J'attire notamment votre attention sur le fait que, sur le site de Cossure, dans la plaine de la Crau, on réfléchit actuellement à prendre en compte la nature ordinaire du fait de la difficulté de vendre des unités de biodiversité.

Monsieur Gremillet, vous avez attiré mon attention sur les sols. Effectivement, les sols posent un problème en termes de restauration. Les sols, dans les écosystèmes, sont souvent considérés comme des boîtes noires : on regarde ce qui rentre et ce qui sort, mais on oublie de regarder ce qu'il y a dedans, à savoir, en l'espèce, la biodiversité « obscure ».

Il est de nombreuses espèces et de nombreux groupes d'espèces que l'on ne sait pas reconnaître, comme les champignons ou les algues. Par ailleurs, la plupart des sols ont mis plusieurs dizaines de milliers d'années à se former. C'est le cas des sols les plus évolués. Quelquefois, la restauration d'un écosystème peut consister à « dégrader » le potentiel agronomique d'un sol, qui a été acquis par des générations d'agriculteurs. On peut agir en retournant des sols qui ont été trop fertilisés par de nombreux apports d'azote chimique pour remettre en surface l'horizon minéral - le plus pauvre et le plus propice à une certaine biodiversité. La restauration des sols peut s'opposer à ce qui a été décidé au nom du génie agronomique pendant des centaines d'années.

J'ai eu l'occasion de travailler sur les calculs des ratios de compensation. J'ai connu trois étapes.

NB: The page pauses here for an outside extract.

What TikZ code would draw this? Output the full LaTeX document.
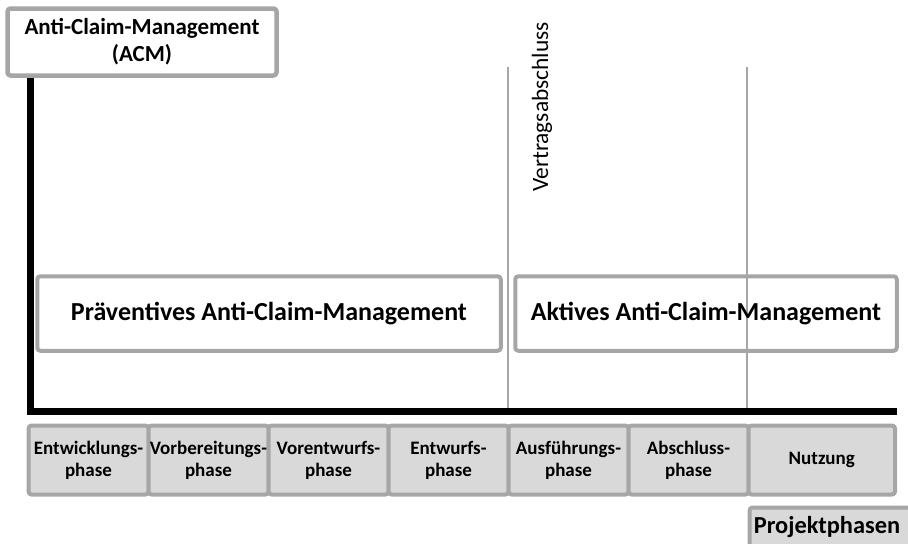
\documentclass[tikz,border=0pt]{standalone}
\usepackage{fontspec}
\setmainfont{Carlito}
\definecolor{grau}{HTML}{A6A6A6}
\definecolor{hellgrau}{HTML}{D9D9D9}

\begin{document}
\begin{tikzpicture}[   % Grundeinstellungen
      x=0.5pt, y=-0.5pt,   % 1 Einheit = 1 Pixel, y nach unten
      line join=round,
      font=\bfseries
    ]
    \tikzstyle{box}=[draw=grau, line width=2pt, rounded corners=1.5pt, align=center, inner sep=0pt];
    \tikzstyle{phase}=[box, fill=hellgrau, minimum width=60pt, minimum height=34.5pt,
                       font=\fontsize{9.5}{11}\selectfont\bfseries];
    \tikzstyle{axis}=[line width=3.5pt, black, line join=miter];
    \tikzstyle{guide}=[draw=grau, line width=0.8pt];
    \useasboundingbox (0,0) rectangle (908,543);
    %
    % Meilensteine
    \draw[guide] (508,67) -- (508,411);
    \draw[guide] (747,67) -- (747,411);
    \node [rotate=90, font=\fontsize{11.7}{14}\selectfont] (vertrag) at (542,107) {Vertragsabschluss};
    %
    % Achsen
    \draw[axis] (30.5,77) |- (897,411.5);
    %
    % Kopf
    \node [box, fill=white, line width=2.25pt, minimum width=134.5pt, minimum height=33.5pt,
           font=\fontsize{11.5}{13.5}\selectfont\bfseries] (acm) at (142,42)
      {Anti-Claim-Management\\(ACM)};
    %
    % ACM-Arten
    \node [box, minimum width=231.75pt, minimum height=37.25pt,
           font=\fontsize{13}{15}\selectfont\bfseries] (prev) at (269,313.5)
      {Präventives Anti-Claim-Management};
    \node [box, minimum width=190.75pt, minimum height=37.25pt,
           font=\fontsize{13}{15}\selectfont\bfseries] (aktiv) at (706,313.5)
      {Aktives Anti-Claim-Management};
    %
    % Projektphasen
    \foreach \i/\t in {1/Entwicklungs-,2/Vorbereitungs-,3/Vorentwurfs-,
                       4/Entwurfs-,5/Ausführungs-,6/Abschluss-} {
      \node [phase] (p\i) at (88.5+120*\i-120,460) {\t\\phase};
    }
    \node [phase, minimum width=73.25pt] (p7) at (821.75,460) {Nutzung};
    %
    % Legende
    \draw[box, fill=hellgrau] (749.5,507.5) rectangle (940,560);
    \node [font=\fontsize{12.2}{14}\selectfont\bfseries] (proj) at (827,527) {Projektphasen};
  \end{tikzpicture}
\end{document}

On a d'abord souhaité, au début de l'opération Cossure, consigner la fonction dans l'écosystème de chaque espèce - le moindre coléoptère, la moindre sauterelle... Nous en étions bien évidemment incapables ! On a donc très rapidement décidé de ne pas calculer les ratios de compensation espèce par espèce, fonction de chaque espèce par fonction de chaque espèce, habitat par habitat. Il est ressorti des négociations sur les ratios de compensation un compromis entre les capacités de l'aménageur, l'autorité de l'État en matière environnementale et la pression des associations de conservation de la nature. Un projet prévoyait une restauration de l'ordre de 10 à 15 hectares compensés par hectare détruit. Cela n'a jamais été appliqué, sauf dans le cas spécifique la pollution aux hydrocarbures par SPSE. Les derniers projets de compensation reposent sur des ratios de 1 hectare compensé pour 1 hectare détruit, voire de 1 pour 0,5. Au demeurant, ces ratios reflètent davantage la conjoncture économique que de réels calculs d'équivalence écologique.

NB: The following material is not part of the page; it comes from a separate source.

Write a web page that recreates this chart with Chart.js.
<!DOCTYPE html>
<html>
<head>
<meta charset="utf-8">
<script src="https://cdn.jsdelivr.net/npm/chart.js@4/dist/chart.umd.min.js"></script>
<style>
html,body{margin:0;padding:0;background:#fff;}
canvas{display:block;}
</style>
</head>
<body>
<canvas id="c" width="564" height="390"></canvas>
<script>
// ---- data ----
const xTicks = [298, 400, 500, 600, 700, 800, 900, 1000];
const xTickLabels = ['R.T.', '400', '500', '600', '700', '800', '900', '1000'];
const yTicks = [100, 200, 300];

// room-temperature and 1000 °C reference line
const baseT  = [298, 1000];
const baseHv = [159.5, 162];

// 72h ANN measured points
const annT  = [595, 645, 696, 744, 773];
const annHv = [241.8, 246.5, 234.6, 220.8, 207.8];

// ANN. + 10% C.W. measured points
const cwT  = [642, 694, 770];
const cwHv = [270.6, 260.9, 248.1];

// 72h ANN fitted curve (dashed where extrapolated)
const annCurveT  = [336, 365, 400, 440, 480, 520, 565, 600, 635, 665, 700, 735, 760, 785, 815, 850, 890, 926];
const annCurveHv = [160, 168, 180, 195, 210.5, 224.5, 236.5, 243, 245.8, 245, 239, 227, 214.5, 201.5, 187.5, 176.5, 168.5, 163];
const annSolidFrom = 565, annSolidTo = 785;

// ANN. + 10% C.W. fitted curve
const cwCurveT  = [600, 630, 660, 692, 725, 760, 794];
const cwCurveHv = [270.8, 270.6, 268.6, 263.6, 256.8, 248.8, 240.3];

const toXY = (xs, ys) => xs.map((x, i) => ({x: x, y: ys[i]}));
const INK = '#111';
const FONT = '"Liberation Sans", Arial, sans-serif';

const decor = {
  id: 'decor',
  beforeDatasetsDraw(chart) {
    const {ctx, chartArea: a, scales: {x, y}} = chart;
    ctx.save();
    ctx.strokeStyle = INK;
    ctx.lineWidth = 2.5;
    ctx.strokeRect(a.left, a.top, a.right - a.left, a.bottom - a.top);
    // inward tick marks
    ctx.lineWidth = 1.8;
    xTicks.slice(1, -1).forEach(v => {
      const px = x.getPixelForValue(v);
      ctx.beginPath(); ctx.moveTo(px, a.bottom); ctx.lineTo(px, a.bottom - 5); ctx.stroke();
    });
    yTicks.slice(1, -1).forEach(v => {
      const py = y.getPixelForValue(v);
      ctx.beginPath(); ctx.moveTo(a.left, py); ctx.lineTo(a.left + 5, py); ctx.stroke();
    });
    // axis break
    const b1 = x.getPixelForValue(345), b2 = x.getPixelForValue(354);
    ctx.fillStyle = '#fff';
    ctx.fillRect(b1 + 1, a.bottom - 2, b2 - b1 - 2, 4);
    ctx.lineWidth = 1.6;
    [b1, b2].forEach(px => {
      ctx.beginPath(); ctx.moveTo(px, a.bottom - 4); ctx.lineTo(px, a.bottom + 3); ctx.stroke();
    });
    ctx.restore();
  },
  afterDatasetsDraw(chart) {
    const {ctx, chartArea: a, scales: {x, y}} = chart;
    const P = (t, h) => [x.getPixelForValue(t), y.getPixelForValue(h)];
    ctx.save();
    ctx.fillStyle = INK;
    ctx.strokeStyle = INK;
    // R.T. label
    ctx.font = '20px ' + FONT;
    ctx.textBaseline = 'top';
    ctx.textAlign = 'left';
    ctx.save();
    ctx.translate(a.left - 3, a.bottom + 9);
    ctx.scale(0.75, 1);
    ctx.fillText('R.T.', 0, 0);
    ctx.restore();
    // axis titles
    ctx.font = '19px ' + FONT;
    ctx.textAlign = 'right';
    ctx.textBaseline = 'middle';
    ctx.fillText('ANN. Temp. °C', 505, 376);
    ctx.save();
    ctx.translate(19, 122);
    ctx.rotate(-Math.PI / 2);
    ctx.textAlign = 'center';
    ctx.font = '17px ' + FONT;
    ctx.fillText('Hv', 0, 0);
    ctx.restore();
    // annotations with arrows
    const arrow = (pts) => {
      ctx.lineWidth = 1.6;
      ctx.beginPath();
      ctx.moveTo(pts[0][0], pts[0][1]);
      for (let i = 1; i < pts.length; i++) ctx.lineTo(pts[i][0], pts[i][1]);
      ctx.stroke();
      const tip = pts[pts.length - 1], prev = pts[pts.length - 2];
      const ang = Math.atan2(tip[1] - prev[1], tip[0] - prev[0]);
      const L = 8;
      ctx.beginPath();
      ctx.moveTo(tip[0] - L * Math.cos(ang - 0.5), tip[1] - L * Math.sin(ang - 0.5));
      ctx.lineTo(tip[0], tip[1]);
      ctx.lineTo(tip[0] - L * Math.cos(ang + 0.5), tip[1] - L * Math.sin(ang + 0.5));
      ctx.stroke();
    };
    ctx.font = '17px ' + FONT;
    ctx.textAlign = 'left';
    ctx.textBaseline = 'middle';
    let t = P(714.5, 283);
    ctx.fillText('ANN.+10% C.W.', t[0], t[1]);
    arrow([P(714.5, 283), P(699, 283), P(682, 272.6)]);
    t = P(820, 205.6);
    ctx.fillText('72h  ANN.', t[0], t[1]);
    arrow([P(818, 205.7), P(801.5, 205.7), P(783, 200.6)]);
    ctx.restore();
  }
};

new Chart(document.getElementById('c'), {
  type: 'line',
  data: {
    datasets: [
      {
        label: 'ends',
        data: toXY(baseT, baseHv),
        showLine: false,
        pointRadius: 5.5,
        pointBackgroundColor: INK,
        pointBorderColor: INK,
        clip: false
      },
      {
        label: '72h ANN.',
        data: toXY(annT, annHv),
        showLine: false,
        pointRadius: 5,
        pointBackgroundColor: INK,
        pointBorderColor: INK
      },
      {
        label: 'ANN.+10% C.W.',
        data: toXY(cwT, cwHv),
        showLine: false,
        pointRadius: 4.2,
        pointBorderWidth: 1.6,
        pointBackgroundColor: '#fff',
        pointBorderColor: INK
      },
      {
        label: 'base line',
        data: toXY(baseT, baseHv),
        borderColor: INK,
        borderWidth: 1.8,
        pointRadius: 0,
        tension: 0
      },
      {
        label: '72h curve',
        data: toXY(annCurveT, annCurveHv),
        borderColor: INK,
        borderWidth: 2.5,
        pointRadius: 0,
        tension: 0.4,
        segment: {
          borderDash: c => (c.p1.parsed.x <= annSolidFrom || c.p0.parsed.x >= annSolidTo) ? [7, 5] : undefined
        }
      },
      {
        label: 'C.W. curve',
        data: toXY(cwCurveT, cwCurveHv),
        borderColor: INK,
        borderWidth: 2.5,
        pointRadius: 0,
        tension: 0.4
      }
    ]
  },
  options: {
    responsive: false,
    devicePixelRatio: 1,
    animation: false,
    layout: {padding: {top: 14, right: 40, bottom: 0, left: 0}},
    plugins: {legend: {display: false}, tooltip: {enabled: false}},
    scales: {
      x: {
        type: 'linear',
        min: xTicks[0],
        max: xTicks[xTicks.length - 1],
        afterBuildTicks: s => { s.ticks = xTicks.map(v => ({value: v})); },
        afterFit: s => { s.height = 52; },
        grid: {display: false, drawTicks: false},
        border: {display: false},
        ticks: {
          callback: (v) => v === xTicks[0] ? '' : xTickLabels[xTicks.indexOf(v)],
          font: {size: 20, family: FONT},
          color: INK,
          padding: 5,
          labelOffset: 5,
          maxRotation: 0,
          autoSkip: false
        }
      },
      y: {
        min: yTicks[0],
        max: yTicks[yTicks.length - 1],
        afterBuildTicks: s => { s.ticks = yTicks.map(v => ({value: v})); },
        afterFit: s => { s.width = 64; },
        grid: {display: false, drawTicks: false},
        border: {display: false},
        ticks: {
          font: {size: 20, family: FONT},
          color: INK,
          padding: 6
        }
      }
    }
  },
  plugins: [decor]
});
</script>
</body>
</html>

Il est très difficile de mesurer l'équivalence écologique dès lors que l'on ne connaît pas l'ensemble du catalogue des espèces. Cependant, un travail important de bio-indication est réalisé actuellement pour mettre au point un outil d'estimation de cette équivalence. Toutefois, en matière d'écologie, l'oubli d'un paramètre peut avoir des effets secondaires terribles. On travaille beaucoup sur des indicateurs d'équivalence et sur des indicateurs de succès de la restauration.